So tell me, Readers, has this has ever happened to you? You’re on mass transit, or sitting in public—maybe at the airport or at the doctor’s office—and you’re reading a book or a magazine, or perhaps if you’re a gadget person, you have an e-reader of sorts. Or maybe you’re working on a laptop. You’re totally into whatever you’re reviewing, and you begin to get the sensation of someone leaning over your shoulder. And someone is! The person next to you has angled just a bit to read or view what you’re reading or working on. (Aside: Yes, guy in the blue shirt sitting next to me on the LIRR as I type this, I mean you!)
Over-the-shoulder reading is not really all that uncommon in a city where we spend a great deal of our time packed into close quarters with each other for transit. In this setting, you can’t help but notice your neighbors and perhaps a story or a graphic catches your eye. However, there is a difference between a peek at a headline and trying to read the entire feature between subway stops. It places the shoulder-reader in very close proximity, encroaching on the meager personal space boundaries that have been etched out. Is it a conscious transgression or a by-product of newly established sharing norms?
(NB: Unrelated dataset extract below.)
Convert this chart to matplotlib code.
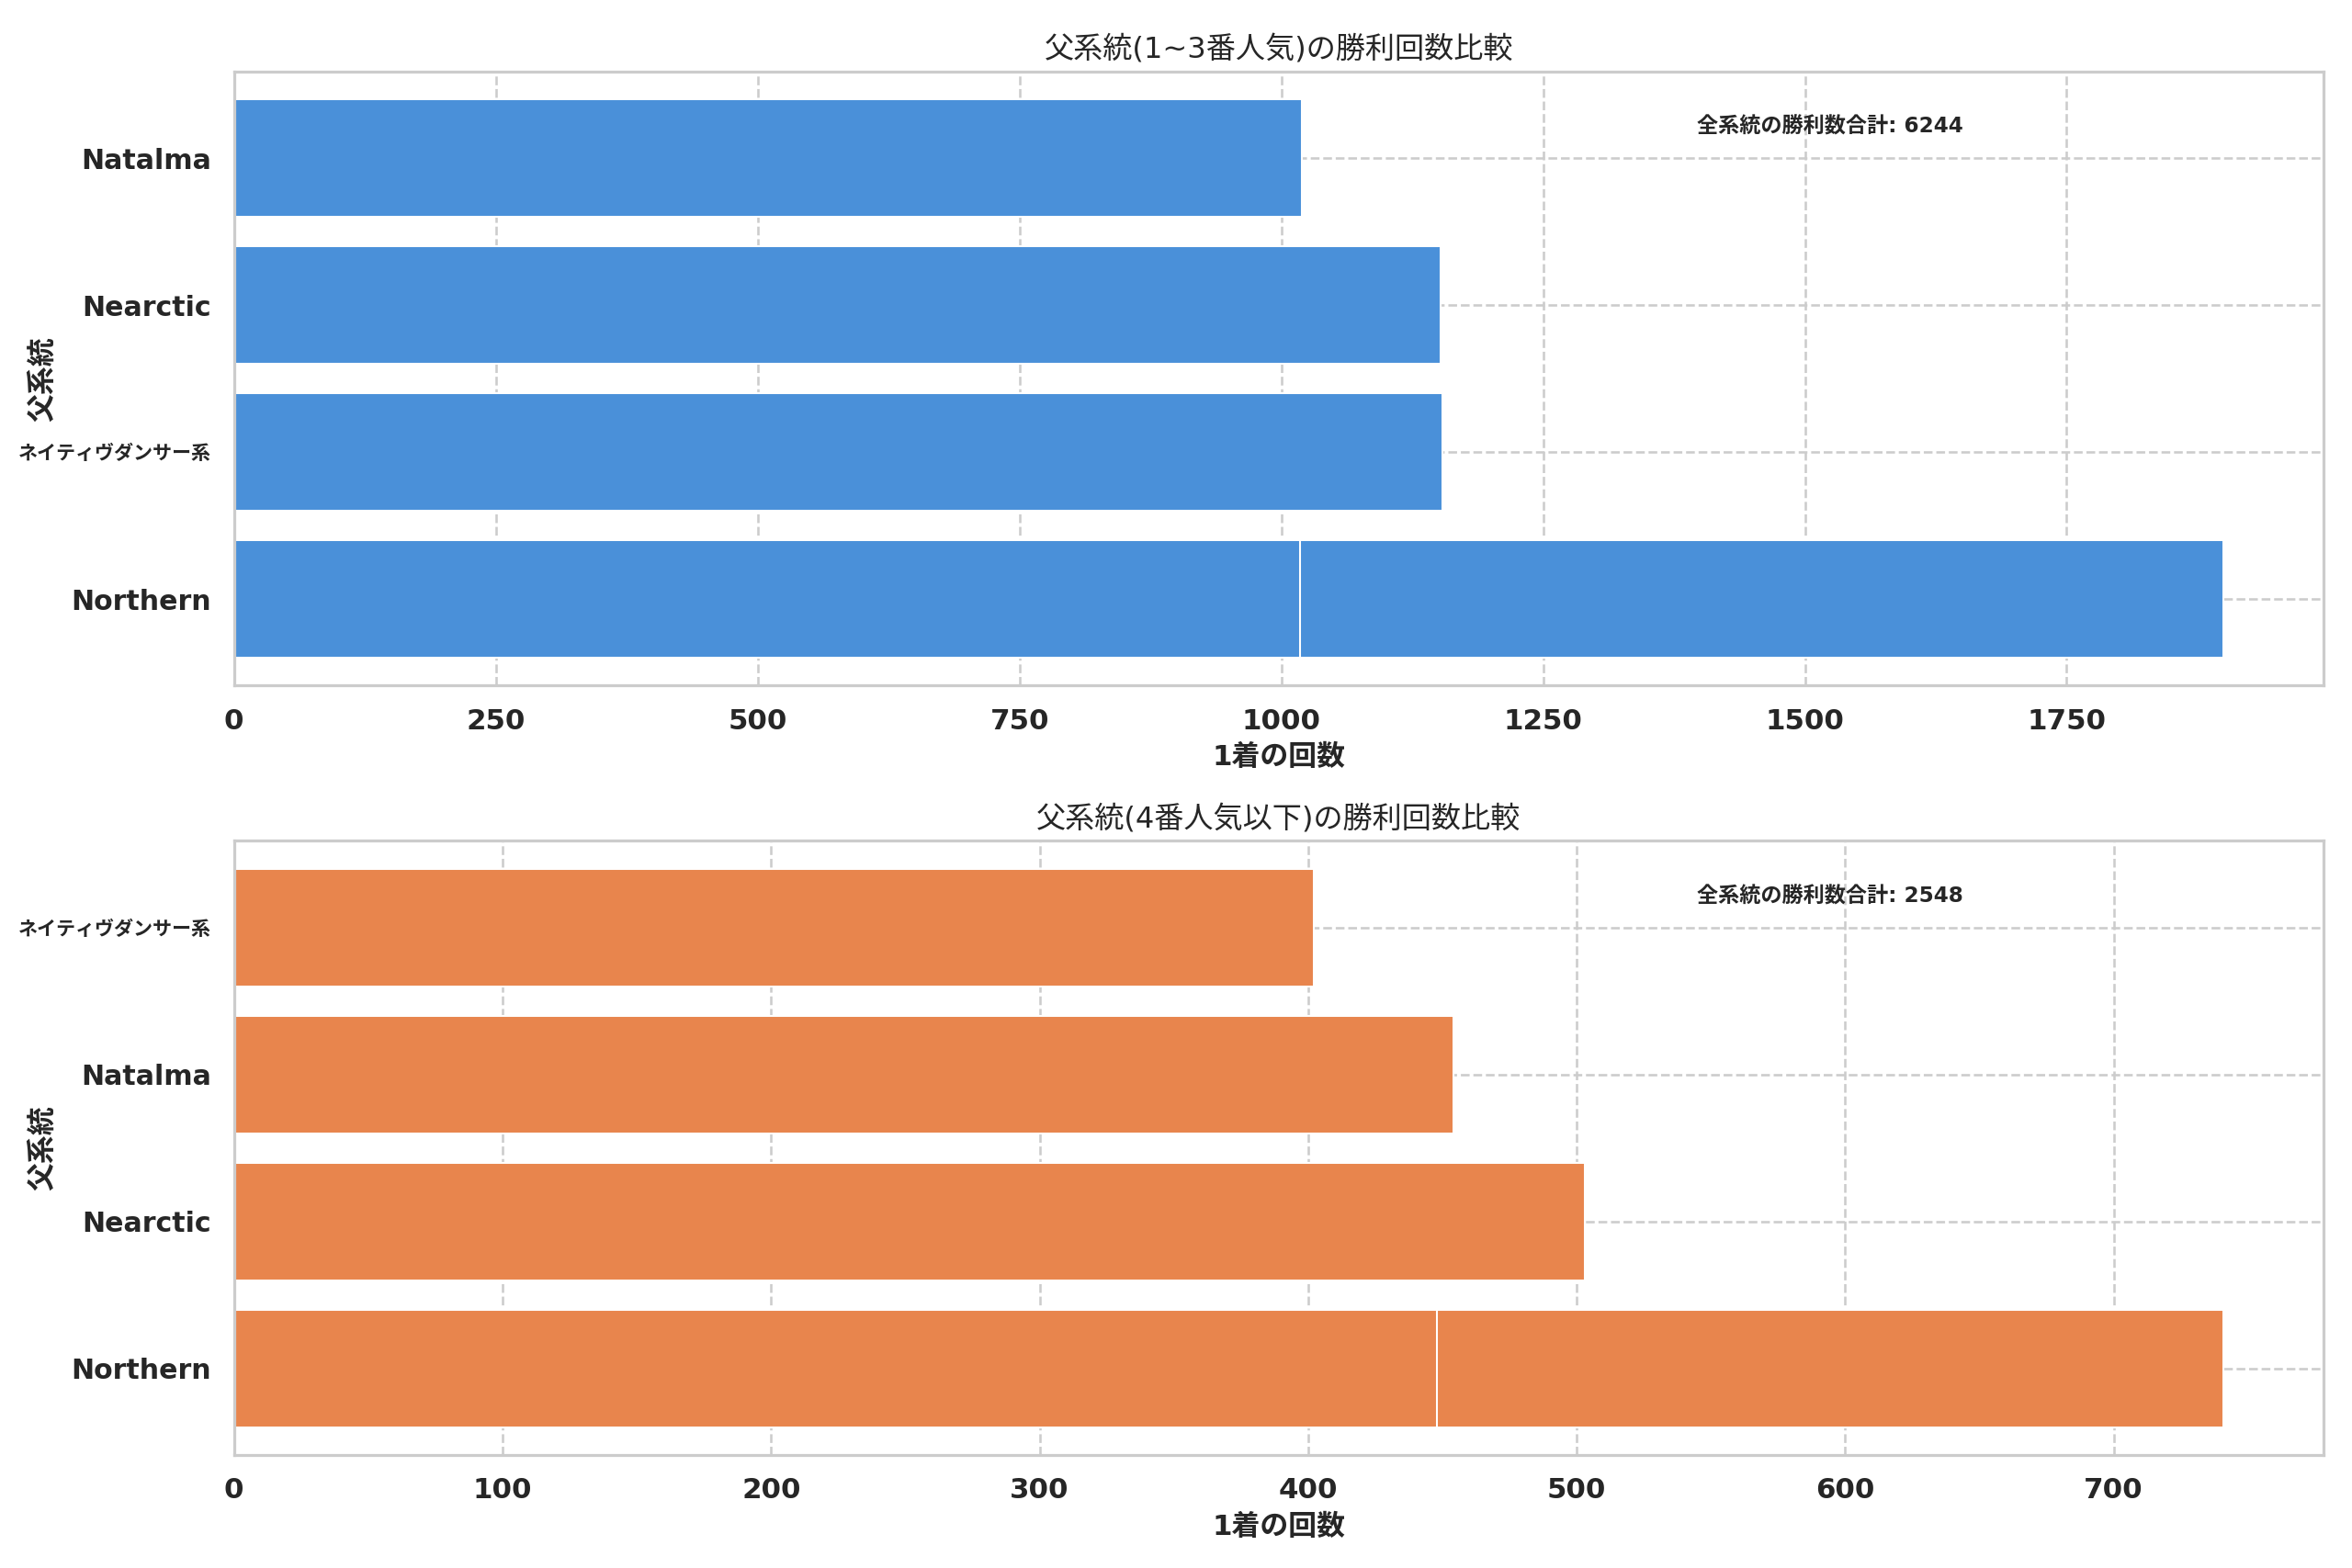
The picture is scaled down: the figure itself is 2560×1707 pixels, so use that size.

On my morning subway ride, there is a man who meets the stereotypical standards for a college professor—he has an assortment of tweed jackets with elbow patches that he wears regardless of the weather. His rimless glasses mask bright, inquisitive eyes. His briefcase is stuffed to the seams with papers that have been endlessly marked. And he always carries the thickest, heaviest reading material. This morning, his book of choice was on the Hundred Years War, but it didn’t seem to hold his attention for long. He kept peering over the shoulder of the woman sitting next to him and reviewing the headlines of her morning paper. It was fairly constant; she would turn the page, he would glance over for a few minutes then return to the battlefield in his book. He has done this on other mornings as well.
Commuting lends itself to patterns and routines. You more or less tend to travel with the same people because you’re operating on similar schedules. (I’m always fairly surprised at the number of my neighbors who work in the downtown area with me.) As a result, you may start to experience a sense of familiarity with these folks, as I described in my posts about the commuter who always looks for particular seats on the ride home on the LIRR. (See here and here.) But while a sense of familiarity may provide an excuse to see what page someone is on if you’ve read the same book, or allow you to make a comment about a headline, between strangers these behaviors become invasive. On the subway during rush hour in particular, one’s sense of personal space is already challenged—there’s no getting away from the hot, sticky arm of the woman standing next to you and the ability to distract yourself with some reading material is a chance to mentally reassert your personal space boundaries. Over-the-shoulder readers remove this barrier.
But our culture is growing more and more share friendly, so perhaps we can explain this behavior as an outgrowth of the Facebook Like button and the Share buttons that many websites feature. CNN, for example, will tell you how many people have recommended a story—and invite you to be the first of your friends to share it (or, once you’ve signed in, join the ranks of your friends who have shared the story). It’s a culture where we’re constantly being invited to see what others are doing and thinking. So while over-the-shoulder readers have always been around, their behavior seems more normalized in this context: they’re just trying to determine if you’re viewing something that worthy of sharing.
How do you deal with over-the-shoulder readers? I have only seen one instance where an individual seemed to react to a shoulder-reader, and her response was a long and pointed look, which did nothing to deter the reader, by the way.